Sam Wheeler · August 22, 2024

One of the most common questions I get from organizations building or improving their security programs is: "How do we know if we're doing enough?" Maturity models are a structured answer to that question.

What Maturity Models Are

A security maturity model defines progressive levels of capability — typically numbered 1 through 5, from initial/ad hoc to optimized/leading. Each level describes what practices, processes, and capabilities are expected.

The value is comparative: you assess where you are, compare against where you want or need to be, and build a roadmap for closing the gap.

Commonly Referenced Models

NIST Cybersecurity Framework (CSF) Tiers. The CSF's four tiers (Partial, Risk-Informed, Repeatable, Adaptive) describe the maturity of your overall security risk management approach. They're qualitative rather than strictly defined, which makes them useful for self-assessment but less precise for formal certification.

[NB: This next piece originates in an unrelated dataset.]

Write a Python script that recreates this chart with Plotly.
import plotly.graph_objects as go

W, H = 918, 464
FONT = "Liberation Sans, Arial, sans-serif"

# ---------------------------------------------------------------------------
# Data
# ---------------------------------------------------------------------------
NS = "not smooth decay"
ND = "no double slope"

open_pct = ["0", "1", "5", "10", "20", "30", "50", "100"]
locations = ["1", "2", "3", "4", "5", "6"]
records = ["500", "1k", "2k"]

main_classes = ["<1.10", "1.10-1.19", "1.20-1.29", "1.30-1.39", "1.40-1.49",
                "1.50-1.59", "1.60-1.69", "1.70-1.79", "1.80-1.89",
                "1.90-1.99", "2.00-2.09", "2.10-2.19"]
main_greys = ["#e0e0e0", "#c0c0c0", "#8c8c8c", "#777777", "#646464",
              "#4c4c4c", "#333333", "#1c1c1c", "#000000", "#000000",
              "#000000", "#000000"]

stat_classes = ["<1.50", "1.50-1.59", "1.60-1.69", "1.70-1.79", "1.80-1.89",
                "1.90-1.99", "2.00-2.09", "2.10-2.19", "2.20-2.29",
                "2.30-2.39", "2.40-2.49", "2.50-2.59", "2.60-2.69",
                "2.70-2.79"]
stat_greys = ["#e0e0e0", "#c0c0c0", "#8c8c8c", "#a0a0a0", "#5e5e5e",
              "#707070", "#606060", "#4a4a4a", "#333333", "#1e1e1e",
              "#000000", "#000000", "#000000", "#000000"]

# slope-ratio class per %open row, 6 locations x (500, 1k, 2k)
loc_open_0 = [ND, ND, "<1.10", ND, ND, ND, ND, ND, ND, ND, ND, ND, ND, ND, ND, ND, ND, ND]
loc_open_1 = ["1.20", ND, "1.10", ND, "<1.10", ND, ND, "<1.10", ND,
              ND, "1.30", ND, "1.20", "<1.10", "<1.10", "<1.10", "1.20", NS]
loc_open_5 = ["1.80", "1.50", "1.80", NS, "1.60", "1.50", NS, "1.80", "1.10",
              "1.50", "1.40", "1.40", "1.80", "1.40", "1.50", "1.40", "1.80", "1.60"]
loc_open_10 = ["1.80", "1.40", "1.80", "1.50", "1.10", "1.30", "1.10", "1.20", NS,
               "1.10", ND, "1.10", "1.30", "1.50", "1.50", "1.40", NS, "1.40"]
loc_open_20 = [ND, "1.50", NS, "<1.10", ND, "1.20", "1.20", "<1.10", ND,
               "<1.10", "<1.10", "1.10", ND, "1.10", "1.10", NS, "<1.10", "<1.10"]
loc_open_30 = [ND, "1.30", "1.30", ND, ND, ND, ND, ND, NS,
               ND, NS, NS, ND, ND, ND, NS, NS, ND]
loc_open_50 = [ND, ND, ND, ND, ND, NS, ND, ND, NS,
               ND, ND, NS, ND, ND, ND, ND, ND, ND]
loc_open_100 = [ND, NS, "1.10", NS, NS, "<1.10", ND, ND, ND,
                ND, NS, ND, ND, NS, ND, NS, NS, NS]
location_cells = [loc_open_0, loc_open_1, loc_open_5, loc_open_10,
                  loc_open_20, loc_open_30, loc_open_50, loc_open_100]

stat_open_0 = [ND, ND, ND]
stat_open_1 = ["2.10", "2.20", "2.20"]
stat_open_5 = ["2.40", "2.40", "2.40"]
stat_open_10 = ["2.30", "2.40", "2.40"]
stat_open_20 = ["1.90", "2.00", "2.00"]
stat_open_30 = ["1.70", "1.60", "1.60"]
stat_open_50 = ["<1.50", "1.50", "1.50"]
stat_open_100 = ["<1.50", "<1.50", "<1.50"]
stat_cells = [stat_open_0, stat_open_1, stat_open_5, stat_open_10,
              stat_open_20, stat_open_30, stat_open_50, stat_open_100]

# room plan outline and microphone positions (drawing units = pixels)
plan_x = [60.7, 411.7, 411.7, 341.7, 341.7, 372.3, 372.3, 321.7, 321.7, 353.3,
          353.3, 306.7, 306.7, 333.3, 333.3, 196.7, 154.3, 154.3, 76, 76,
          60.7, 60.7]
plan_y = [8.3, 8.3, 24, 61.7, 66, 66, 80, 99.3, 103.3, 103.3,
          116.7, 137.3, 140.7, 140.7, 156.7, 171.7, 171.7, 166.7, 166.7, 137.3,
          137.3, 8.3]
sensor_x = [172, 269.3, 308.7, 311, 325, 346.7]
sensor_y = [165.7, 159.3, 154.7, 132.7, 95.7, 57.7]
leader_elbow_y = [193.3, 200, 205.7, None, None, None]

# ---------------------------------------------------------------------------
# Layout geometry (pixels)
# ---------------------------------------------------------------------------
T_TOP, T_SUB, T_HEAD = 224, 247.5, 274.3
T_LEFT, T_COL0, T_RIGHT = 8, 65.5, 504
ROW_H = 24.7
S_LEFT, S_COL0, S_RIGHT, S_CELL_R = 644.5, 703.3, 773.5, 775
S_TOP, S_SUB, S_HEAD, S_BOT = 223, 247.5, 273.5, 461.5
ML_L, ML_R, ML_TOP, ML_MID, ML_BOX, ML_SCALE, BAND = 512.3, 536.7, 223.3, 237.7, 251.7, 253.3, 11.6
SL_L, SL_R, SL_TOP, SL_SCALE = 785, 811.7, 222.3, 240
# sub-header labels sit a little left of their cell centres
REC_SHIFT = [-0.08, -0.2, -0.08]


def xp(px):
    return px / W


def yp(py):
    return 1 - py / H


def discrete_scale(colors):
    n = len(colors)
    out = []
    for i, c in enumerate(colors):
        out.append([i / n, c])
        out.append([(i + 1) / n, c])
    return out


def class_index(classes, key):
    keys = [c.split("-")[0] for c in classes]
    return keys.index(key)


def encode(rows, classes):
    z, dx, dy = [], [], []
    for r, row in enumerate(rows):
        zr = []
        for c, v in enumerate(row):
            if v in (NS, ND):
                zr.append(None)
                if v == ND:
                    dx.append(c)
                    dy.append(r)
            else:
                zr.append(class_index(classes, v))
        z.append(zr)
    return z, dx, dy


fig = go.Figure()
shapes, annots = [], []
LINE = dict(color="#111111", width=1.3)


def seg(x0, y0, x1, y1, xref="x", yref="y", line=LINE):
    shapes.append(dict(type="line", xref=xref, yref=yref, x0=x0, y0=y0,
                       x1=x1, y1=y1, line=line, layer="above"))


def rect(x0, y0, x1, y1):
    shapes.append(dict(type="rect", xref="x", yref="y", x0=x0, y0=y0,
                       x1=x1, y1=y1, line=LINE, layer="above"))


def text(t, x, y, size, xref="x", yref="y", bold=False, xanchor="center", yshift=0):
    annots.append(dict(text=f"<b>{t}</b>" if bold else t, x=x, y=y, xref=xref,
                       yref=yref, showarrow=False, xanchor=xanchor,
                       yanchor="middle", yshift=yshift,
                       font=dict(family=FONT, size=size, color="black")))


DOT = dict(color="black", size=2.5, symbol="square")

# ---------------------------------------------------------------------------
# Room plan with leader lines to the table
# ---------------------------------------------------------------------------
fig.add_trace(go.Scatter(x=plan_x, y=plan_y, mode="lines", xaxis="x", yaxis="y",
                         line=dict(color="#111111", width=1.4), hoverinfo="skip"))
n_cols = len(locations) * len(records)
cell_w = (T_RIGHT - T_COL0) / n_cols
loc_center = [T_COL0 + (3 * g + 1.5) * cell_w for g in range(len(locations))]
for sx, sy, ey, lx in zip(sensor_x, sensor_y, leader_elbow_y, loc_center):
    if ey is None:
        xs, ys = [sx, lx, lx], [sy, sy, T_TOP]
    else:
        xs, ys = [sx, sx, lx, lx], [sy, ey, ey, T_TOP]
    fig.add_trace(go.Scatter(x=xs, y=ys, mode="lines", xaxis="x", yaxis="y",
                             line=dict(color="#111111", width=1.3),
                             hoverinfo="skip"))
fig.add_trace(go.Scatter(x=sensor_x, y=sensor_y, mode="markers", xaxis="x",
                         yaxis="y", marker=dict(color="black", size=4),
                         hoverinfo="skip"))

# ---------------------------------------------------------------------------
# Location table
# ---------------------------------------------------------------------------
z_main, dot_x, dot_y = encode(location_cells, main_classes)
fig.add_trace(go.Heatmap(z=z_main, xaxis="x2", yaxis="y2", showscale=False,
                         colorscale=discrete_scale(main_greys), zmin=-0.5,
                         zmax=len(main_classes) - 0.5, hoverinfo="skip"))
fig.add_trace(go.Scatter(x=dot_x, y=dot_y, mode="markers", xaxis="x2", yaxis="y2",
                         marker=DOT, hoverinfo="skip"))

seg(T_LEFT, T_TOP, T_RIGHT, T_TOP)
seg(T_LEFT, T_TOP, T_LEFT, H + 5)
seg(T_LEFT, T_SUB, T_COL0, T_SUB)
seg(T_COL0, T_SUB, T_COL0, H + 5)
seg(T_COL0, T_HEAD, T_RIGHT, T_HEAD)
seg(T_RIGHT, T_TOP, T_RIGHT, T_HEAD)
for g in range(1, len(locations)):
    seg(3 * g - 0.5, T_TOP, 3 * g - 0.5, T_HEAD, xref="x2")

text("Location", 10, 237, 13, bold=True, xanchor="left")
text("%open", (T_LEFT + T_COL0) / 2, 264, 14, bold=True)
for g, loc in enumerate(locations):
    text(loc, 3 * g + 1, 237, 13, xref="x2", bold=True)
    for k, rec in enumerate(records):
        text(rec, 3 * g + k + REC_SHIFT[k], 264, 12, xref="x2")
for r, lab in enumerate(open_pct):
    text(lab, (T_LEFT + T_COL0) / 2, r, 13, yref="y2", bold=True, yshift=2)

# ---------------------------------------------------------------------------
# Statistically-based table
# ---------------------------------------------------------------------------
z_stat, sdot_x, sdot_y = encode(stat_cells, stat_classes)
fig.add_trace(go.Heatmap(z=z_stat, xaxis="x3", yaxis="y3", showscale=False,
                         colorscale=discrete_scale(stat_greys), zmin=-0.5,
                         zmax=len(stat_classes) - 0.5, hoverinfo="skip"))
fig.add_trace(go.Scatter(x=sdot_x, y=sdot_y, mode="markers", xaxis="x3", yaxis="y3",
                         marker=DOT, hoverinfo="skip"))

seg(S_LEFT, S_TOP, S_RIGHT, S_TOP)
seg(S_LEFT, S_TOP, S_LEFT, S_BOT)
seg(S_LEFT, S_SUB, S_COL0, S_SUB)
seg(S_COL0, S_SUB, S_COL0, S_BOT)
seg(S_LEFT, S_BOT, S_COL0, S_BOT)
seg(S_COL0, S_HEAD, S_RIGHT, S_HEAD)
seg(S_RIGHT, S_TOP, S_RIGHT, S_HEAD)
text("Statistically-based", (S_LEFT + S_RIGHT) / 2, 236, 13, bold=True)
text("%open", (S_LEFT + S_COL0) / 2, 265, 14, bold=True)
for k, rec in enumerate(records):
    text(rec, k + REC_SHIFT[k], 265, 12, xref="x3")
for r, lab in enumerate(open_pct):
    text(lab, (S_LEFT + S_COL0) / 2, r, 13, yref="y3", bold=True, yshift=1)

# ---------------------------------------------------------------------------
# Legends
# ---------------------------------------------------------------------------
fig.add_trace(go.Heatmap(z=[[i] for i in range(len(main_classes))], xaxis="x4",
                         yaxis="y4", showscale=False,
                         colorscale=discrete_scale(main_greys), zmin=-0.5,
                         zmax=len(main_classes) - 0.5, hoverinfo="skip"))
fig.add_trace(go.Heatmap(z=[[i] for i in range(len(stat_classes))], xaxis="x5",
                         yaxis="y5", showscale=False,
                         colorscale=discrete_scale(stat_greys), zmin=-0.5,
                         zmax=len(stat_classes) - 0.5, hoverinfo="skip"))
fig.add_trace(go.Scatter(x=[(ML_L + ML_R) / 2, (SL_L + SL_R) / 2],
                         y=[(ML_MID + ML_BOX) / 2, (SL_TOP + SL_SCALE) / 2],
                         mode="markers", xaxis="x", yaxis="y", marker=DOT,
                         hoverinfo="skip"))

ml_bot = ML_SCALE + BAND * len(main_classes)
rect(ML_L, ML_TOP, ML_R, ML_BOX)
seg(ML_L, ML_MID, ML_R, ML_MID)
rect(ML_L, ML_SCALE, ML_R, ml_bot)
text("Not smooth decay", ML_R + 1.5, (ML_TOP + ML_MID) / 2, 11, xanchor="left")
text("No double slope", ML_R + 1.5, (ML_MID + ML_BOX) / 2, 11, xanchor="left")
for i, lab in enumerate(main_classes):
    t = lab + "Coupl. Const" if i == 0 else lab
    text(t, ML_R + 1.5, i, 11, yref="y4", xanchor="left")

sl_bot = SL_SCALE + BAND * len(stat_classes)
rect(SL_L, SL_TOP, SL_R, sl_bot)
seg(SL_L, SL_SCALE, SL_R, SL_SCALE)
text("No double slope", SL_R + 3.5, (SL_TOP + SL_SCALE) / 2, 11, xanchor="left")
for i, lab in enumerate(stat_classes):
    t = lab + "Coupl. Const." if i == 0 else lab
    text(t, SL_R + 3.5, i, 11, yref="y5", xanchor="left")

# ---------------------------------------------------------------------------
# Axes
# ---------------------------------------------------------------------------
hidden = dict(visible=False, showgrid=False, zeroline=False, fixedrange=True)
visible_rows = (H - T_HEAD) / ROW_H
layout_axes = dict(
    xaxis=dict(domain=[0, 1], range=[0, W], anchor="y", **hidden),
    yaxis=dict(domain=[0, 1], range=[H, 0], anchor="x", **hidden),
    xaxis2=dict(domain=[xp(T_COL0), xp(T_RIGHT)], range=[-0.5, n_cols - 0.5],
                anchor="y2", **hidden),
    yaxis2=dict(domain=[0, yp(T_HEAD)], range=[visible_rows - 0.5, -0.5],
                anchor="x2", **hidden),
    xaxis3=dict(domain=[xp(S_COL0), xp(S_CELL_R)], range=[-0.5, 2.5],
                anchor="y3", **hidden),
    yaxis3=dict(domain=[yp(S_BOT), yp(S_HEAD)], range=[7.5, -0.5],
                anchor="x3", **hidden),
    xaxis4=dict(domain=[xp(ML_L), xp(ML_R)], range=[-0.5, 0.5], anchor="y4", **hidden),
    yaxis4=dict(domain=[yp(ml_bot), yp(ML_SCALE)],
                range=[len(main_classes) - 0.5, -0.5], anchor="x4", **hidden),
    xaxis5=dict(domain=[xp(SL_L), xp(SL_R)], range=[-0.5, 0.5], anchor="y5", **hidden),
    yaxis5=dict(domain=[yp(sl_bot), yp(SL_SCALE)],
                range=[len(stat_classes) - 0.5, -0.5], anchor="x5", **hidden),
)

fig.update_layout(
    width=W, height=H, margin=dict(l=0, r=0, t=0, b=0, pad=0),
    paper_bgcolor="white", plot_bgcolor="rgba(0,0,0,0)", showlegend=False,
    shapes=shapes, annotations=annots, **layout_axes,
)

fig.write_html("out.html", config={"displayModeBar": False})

Cybersecurity Maturity Model Certification (CMMC). Required for Department of Defense contractors, CMMC defines three levels with specific practice requirements. If you're a DoD contractor or pursuing that market, CMMC is a compliance requirement, not just a framework.

CIS Controls IG1/IG2/IG3. The Center for Internet Security structures its 18 controls into three Implementation Groups. IG1 is "essential cyber hygiene" — the foundation any organization should have. IG2 adds capabilities for organizations with more resources and higher risk. IG3 is for organizations facing the most sophisticated threats.

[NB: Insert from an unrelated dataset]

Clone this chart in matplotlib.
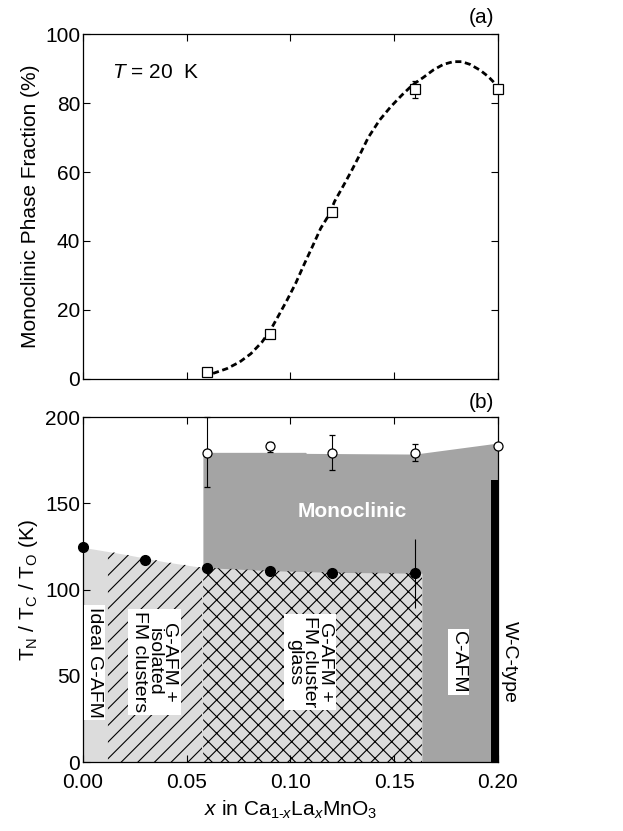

NIST CSF 2.0 Profiles. The updated CSF allows organizations to create profiles — customized views of the framework that reflect their specific risk tolerance, industry, and regulatory context. Profiles can be used for maturity comparison.

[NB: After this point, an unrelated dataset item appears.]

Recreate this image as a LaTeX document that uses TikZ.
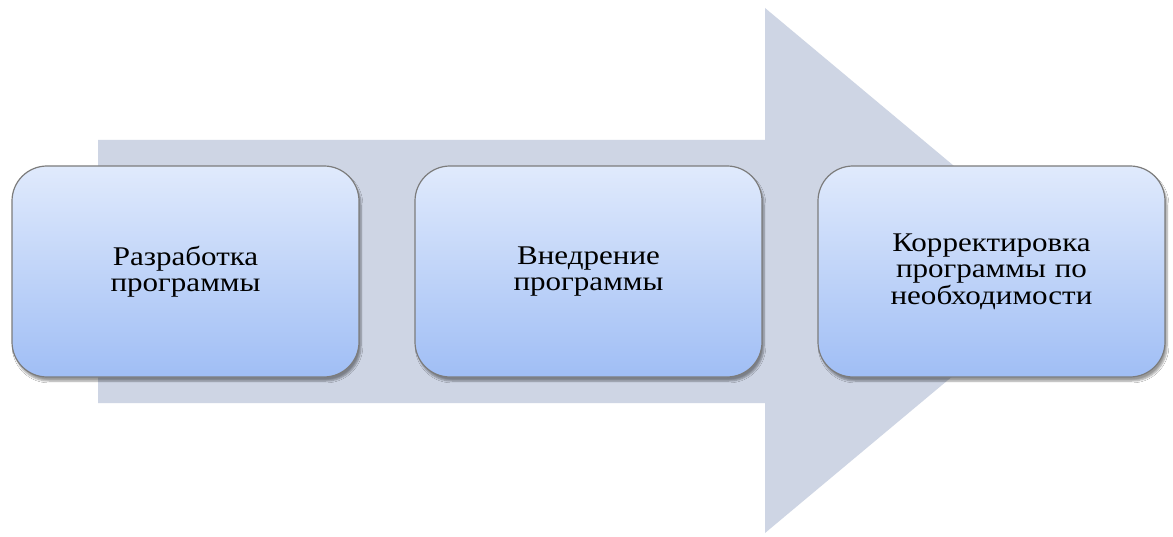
\documentclass[tikz,border=0pt]{standalone}
\usepackage{fontspec}
\setmainfont{Liberation Serif}[FakeStretch=1.15]
\usetikzlibrary{shadows.blur}
\definecolor{arrowgray}{HTML}{CED5E4}
\definecolor{boxtop}{HTML}{E0EAFC}
\definecolor{boxbot}{HTML}{A0BEF5}
\definecolor{boxline}{HTML}{7C7C7C}
\tikzset{
  stage/.style={draw=boxline, line width=1.2pt, rounded corners=35pt,
    top color=boxtop, bottom color=boxbot,
    minimum width=347pt, minimum height=211pt, inner sep=0pt,
    align=center, text width=300pt,
    font=\fontsize{27pt}{26.5pt}\selectfont,
    blur shadow={shadow xshift=2pt, shadow yshift=-4pt, shadow blur steps=6, shadow opacity=40}},
  bigarrow/.style={fill=arrowgray, draw=none}
}
\begin{document}
\begin{tikzpicture}[x=1pt,y=-1pt]
\useasboundingbox (0,0) rectangle (1173,537);
\fill[white] (0,0) rectangle (1173,537);
\path[bigarrow] (98,140) -- (765,140) -- (765,8) -- (1079,270.5) -- (765,533) -- (765,403) -- (98,403) -- cycle;
\node[stage] (s1) at (185.5,271.5) {Разработка\\программы};
\node[stage] (s2) at (588.5,271.5) {Внедрение\\программы};
\node[stage] (s3) at (991.5,271.5) {Корректировка\\программы по\\необходимости};
\end{tikzpicture}
\end{document}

The Self-Assessment Problem

Maturity models are only as useful as the honesty of the assessment. Organizations that self-assess invariably rate themselves higher than independent assessors do — a consistent finding across the industry.

The reasons are predictable: controls that exist on paper but aren't operating get credited as in place. Assessors who are also responsible for the program have an incentive toward optimistic ratings. Leadership doesn't want to hear about how much work remains.

An independent assessment, even an informal one from an external advisor, produces more reliable baseline data. If you're self-assessing, build in explicit skepticism — assume your "implemented" controls are partially implemented until you can demonstrate otherwise.

Using Maturity Models Practically

Step 1: Choose your framework. Pick one that's appropriate for your industry, size, and goals. CIS Controls is a good all-purpose choice. NIST CSF works well for organizations with existing familiarity. Industry-specific frameworks (HITRUST for healthcare, PCI DSS for payments) may be most relevant if you're in those sectors.

Step 2: Assess honestly. Work through the framework's categories and document your current state for each. Where evidence is available, use it. Where it's not, that itself is a finding.

Step 3: Identify your target state. What maturity level do you need to achieve, and by when? Business requirements (customer requirements, regulatory obligations, risk tolerance) drive the target.

Step 4: Build a gap roadmap. Map the delta between current and target state into a prioritized project list. High-risk gaps go first. Build a realistic timeline with resource requirements.

Step 5: Measure progress. Reassess periodically (annually at minimum) to track whether the program is advancing.

The Real Goal

Maturity models are a means to an end. The goal isn't to reach a specific maturity level — it's to manage risk effectively. A Level 3 program with well-implemented controls that address your actual risks is more valuable than a Level 4 program built for the framework rather than your threat environment.

Use maturity models to structure your thinking and communicate your program's state to leadership — not as a target to optimize for its own sake.